Tourism in Rome, which has always been intense, has skyrocketed even more after the pandemic. It is the European city that has seen the biggest increase in visitors in 2023, by 45%, according to data from the City Council, with a record of 50 million travellers that it will already surpass this year. The effects on the historic centre, a UNESCO heritage site that had so far resisted, are increasingly palpable. Traditional shops are closing, luxury hotels are opening, finding an apartment is a utopia and things that were once normal, such as passing by the Trevi Fountain on the way somewhere and admiring it for a few seconds, have become impossible. It is now a circus that at any time is packed with tourists and street vendors, jostling to take a photo. So the City Council of Rome has decided to take measures: it plans to make it necessary to pay an entrance fee and reserve a time to visit the famous fountain, in order to limit the number of tourists.
This is not the first time that drastic measures have been considered. In 2017, there was talk of banning stopping in front of the fountain to speed up the flow of people. In principle, a symbolic price of one euro is now being considered, and it would be free for Romans. According to the City Council, the idea would be to pay for access to the steps next to the fountain, while it will be possible to continue to walk freely through the square and see it from afar. However, to get close to the water and perform the ritual of throwing a coin, you will have to book a time and pay. Everything is still to be specified, because it is not easy to organize logistically, but the mayor, Roberto Gualtieri, of the PD (centre-left), has already said that he thinks it is a good idea and they are going to study the formula to be applied. “It is a very specific hypothesis and we are already studying technical solutions,” he explained on Thursday.
Gualtieri says that the municipal police have been expressing their concern because the situation is becoming “technically difficult to manage”. The officers are no longer able to draw the attention of those who try to bathe, or wet their feet, or eat hamburgers while lounging on the sidelines. The aim is to offer “a more elegant experience”. That is, to give everyone the possibility of admiring the fountain in peace, without being overwhelmed. And also to ensure the proper maintenance of the site.

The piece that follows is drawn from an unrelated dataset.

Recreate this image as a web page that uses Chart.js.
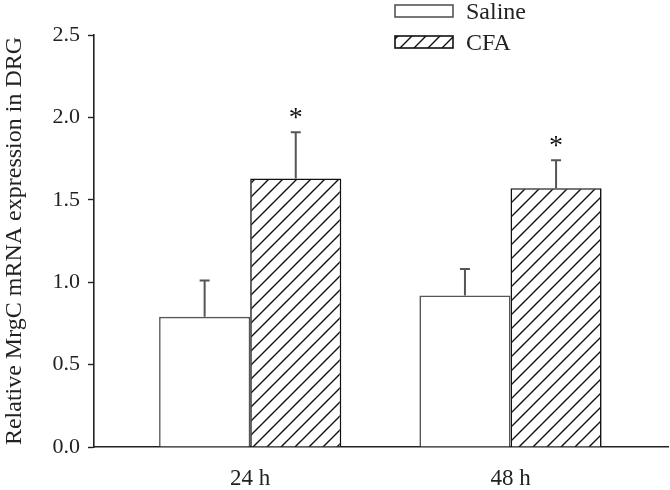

This is another step in the attempt to contain the tourist overcrowding in Rome, but in this case it is more significant, because it is a square on the public road, not an enclosed place. The visit to the Pantheon, another of the most visited monuments in the city and which was free to enter, began to be paid and with reservation, at a price of five euros, in July 2023. An entire city like Venice began charging five euros to enter the center last April.
Rome’s city council is considering the Trevi Fountain measure as part of a broader reflection on how to deal with tourism, which is already overwhelming the city. Fewer and fewer people live in the historic centre: in ten years the population has fallen by 38.2%, according to municipal data for 2023, to 23,000 residents, when in the time of Augustus it reached one million people. And in another tourist area, Trastevere, the decline has been 45%. Barely 13,000 people live there.
The cause is tourist apartments: the number of non-hotel accommodation registered has increased from 17,000 to 30,000 in six years, and another 10,000 illegal ones have been discovered in the last two years. But Italian municipalities besieged by the invasion of tourist apartments claim to have no legal instruments to regulate this phenomenon, which is the responsibility of the central government. “We would like to put a stop to it, perhaps for two or three years, to save the historical heritage, the quality of commerce and the right to residence, but our hands are tied,” lamented the municipal advisor for tourism in Rome, Alessandro Onorato.
Cities have also resorted to the tourist tax paid on accommodation, and what’s more, the government is considering raising it. Giorgia Meloni’s government is studying a tax of between five and 25 euros per night that would vary depending on the category of accommodation, an announcement in the Italian press last week that was poorly received by the hotel sector. Right now in Rome, the tax is between 3.5 and 10 euros. It is also planned, as a novelty, that the money raised will be used for cleaning and rubbish collection, since the dirtiness of the streets is a problem in many cities, especially Rome, and the cost falls on the residents.
Tourism in Italy has broken records after the pandemic and in 2023 even surpassed pre-2020 levels, with more than 134 million arrivals and 451 million overnight stays.